(Plotting code records)
=-=-=

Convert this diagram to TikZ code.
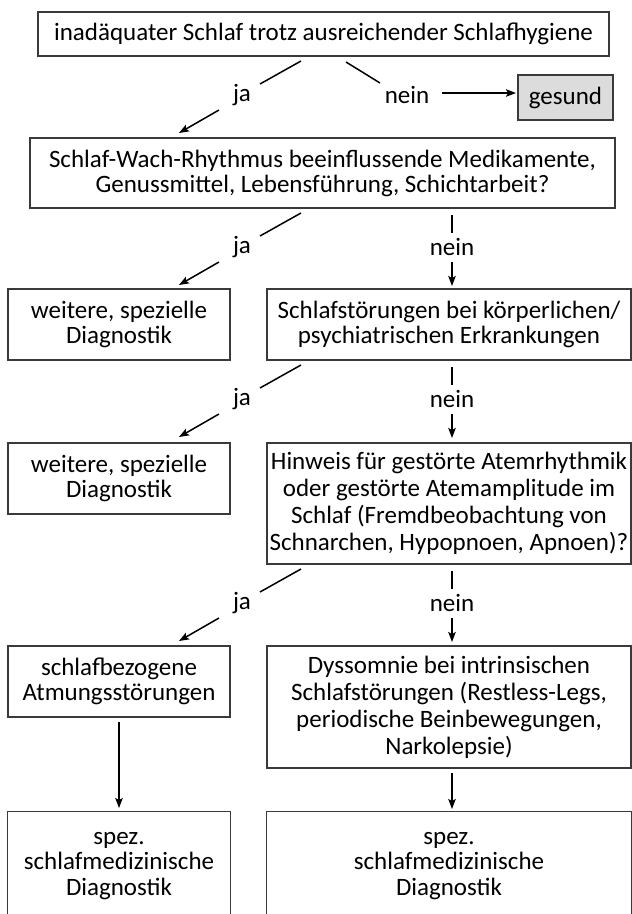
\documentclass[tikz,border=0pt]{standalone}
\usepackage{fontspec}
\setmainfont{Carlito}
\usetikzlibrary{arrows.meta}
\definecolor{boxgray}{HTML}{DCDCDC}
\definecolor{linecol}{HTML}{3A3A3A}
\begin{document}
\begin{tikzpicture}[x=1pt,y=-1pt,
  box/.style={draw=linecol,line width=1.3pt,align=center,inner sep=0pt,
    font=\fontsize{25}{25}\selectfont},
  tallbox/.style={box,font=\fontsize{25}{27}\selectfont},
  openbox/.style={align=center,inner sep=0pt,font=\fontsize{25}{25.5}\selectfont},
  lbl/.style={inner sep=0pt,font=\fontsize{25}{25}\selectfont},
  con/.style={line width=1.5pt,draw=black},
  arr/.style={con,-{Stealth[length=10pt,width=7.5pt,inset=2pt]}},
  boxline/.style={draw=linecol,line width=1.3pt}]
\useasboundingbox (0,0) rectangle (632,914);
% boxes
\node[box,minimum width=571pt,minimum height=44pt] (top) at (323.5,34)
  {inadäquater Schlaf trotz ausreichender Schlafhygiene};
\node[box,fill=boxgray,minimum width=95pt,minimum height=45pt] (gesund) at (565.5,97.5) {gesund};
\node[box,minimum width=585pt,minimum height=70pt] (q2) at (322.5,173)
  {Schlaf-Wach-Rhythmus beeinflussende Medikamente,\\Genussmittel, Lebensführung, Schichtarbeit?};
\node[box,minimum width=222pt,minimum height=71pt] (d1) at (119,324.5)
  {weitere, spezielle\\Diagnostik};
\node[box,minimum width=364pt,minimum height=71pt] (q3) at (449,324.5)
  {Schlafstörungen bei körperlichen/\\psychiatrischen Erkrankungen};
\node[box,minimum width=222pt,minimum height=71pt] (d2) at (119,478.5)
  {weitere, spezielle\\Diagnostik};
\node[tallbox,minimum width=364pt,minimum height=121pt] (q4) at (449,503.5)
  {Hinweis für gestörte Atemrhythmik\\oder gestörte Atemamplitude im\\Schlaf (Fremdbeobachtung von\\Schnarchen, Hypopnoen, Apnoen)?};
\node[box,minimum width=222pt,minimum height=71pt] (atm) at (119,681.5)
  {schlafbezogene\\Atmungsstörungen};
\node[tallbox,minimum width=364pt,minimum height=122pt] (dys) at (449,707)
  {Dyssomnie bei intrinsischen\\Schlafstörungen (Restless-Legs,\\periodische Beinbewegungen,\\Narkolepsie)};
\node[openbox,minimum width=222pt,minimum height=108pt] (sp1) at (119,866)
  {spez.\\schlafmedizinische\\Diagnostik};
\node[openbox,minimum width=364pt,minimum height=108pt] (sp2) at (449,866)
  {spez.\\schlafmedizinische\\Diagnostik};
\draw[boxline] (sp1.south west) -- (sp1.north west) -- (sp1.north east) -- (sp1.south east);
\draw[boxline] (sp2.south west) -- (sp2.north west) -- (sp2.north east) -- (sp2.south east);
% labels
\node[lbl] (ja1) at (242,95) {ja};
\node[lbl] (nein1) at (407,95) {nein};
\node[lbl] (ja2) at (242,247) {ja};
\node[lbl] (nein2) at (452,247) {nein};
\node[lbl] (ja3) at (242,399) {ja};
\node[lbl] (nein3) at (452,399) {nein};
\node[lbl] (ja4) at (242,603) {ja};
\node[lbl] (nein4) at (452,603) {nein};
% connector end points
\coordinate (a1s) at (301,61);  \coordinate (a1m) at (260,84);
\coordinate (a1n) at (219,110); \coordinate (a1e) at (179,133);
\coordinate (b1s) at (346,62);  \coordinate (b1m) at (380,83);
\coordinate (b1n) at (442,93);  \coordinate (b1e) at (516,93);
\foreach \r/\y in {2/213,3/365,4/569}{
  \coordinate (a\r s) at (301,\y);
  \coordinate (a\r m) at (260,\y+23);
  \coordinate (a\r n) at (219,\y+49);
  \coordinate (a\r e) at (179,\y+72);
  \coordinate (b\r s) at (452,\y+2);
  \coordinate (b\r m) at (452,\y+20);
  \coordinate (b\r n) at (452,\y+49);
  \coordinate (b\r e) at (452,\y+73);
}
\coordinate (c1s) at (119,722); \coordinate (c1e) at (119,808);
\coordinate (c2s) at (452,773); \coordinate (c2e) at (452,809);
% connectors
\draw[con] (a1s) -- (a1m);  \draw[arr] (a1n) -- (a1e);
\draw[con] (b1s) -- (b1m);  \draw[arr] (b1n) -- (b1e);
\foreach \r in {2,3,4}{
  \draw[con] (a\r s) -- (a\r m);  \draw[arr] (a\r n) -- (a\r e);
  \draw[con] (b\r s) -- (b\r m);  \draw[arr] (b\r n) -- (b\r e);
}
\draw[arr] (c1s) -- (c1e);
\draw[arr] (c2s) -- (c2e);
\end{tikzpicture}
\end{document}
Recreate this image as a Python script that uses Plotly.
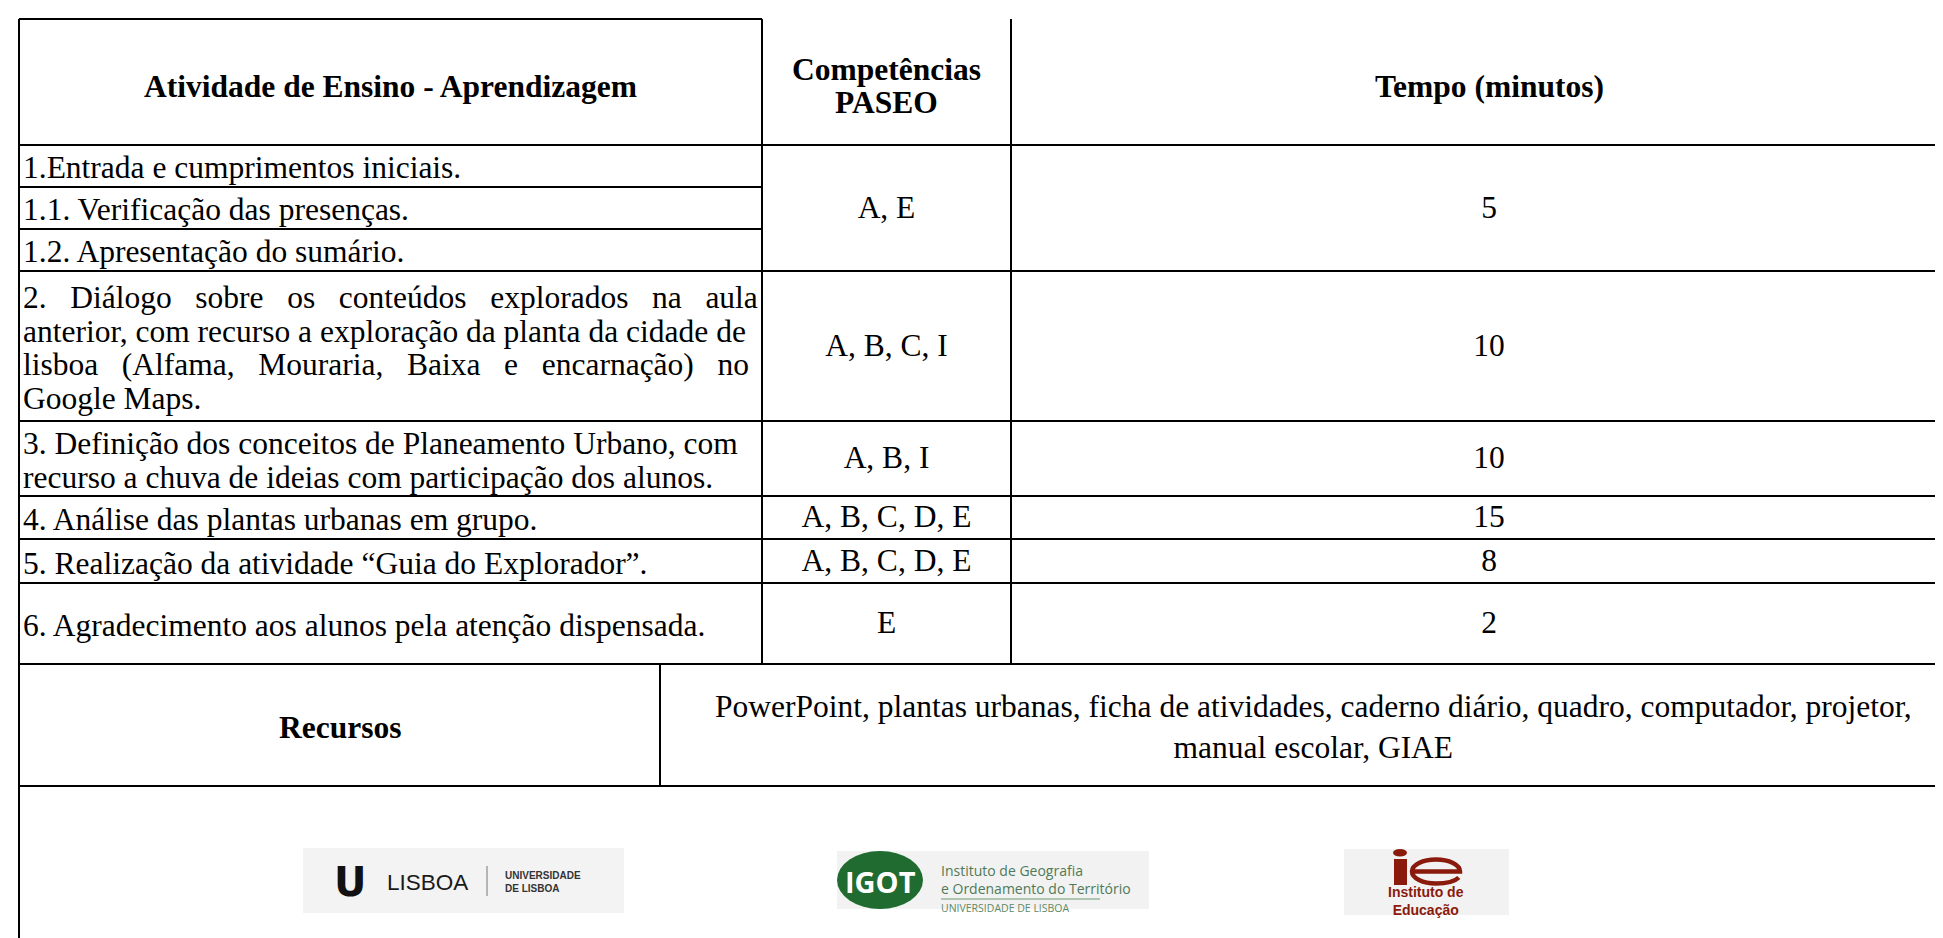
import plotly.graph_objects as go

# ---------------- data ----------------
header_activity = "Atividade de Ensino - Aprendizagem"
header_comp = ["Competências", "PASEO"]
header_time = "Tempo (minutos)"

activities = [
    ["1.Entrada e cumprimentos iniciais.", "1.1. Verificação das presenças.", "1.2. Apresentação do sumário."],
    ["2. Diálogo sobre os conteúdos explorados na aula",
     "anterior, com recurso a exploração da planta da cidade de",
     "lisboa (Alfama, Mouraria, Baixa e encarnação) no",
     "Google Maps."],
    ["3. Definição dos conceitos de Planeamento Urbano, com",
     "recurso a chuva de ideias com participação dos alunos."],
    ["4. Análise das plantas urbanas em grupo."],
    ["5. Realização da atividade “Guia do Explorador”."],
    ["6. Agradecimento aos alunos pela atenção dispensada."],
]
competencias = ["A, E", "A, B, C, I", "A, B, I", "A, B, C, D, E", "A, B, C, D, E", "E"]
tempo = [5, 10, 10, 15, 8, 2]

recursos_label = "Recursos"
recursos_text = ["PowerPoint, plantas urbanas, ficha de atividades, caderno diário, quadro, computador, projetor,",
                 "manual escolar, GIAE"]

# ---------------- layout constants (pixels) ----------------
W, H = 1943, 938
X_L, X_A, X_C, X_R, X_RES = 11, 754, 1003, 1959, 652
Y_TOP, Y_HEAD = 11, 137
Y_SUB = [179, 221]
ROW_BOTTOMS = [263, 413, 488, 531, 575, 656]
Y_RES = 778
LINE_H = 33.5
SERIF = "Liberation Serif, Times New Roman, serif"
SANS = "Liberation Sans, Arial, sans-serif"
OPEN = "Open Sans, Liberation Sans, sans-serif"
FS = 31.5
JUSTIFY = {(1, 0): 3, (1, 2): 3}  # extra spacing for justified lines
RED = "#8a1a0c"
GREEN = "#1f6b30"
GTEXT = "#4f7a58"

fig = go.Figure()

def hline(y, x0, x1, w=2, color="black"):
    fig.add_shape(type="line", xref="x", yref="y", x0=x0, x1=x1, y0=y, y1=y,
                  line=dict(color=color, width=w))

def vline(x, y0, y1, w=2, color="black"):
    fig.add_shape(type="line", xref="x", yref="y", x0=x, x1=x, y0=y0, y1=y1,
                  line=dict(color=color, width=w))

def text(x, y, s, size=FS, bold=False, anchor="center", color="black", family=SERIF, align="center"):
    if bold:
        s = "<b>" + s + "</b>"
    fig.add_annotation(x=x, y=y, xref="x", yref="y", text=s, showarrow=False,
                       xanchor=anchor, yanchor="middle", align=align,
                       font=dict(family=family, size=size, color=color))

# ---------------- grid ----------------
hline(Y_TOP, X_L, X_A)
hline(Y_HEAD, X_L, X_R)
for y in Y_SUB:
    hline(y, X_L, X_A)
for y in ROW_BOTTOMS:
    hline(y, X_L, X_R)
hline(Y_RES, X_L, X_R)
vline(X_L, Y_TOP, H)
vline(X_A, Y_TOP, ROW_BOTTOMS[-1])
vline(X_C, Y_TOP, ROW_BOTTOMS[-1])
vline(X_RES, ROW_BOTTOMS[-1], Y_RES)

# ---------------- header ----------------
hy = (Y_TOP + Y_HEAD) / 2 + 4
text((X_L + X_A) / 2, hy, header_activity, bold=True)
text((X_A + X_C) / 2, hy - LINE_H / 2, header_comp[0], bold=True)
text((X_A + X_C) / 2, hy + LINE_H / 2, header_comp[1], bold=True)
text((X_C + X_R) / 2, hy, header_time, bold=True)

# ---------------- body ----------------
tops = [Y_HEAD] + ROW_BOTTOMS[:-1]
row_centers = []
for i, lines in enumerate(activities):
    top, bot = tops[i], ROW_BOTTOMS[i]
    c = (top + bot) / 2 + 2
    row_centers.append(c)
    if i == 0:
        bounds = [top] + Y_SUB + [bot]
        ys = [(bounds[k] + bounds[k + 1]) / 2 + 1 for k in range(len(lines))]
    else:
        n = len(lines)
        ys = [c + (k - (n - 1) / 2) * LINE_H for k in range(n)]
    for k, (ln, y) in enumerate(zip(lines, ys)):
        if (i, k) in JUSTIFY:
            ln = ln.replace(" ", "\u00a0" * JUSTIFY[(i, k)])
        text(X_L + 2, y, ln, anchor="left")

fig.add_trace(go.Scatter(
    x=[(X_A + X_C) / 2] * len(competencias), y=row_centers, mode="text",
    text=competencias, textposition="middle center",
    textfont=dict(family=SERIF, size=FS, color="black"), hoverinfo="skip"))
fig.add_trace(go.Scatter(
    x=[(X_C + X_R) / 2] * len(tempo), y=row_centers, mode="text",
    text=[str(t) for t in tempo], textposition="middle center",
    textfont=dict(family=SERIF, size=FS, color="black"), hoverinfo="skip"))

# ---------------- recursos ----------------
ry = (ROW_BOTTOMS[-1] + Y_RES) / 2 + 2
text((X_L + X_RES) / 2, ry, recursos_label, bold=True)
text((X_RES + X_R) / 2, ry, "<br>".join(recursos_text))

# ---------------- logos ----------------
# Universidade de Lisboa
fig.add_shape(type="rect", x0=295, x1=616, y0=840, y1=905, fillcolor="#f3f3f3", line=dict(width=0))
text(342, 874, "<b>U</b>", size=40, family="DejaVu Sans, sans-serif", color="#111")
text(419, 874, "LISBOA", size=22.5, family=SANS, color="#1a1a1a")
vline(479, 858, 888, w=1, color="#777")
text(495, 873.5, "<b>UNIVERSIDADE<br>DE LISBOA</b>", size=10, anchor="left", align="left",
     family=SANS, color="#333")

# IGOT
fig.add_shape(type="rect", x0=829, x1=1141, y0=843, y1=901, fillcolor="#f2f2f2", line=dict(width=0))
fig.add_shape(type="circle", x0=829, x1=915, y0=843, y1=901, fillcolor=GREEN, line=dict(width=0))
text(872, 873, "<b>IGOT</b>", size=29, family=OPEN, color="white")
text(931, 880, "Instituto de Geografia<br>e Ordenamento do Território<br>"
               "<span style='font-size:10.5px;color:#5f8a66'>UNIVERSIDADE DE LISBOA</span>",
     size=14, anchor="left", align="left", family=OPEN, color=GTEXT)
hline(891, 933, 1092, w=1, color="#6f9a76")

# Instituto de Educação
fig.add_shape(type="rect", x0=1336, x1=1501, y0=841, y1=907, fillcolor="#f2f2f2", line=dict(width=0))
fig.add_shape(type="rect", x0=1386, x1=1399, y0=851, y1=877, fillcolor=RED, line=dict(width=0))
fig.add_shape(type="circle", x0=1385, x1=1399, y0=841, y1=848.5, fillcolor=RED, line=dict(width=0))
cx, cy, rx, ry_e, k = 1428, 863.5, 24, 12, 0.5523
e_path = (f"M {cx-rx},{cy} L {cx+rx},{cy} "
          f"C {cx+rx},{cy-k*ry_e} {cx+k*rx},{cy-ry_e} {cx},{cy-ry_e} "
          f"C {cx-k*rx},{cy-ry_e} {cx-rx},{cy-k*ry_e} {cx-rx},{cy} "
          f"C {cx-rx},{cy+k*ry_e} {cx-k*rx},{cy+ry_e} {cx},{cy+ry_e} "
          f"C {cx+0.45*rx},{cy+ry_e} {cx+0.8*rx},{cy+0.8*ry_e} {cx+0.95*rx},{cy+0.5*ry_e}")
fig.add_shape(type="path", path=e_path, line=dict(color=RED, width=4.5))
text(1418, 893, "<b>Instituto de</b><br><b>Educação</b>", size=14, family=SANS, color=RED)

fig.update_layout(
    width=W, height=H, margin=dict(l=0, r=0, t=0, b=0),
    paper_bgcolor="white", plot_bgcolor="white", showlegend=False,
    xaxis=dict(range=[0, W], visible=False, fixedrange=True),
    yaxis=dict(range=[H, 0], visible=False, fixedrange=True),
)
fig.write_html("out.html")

=-=-=

● **Short problem**
Copy out every line from the material above in which the word "this" appears.

● **Correct response**
Convert this diagram to TikZ code.
Recreate this image as a Python script that uses Plotly.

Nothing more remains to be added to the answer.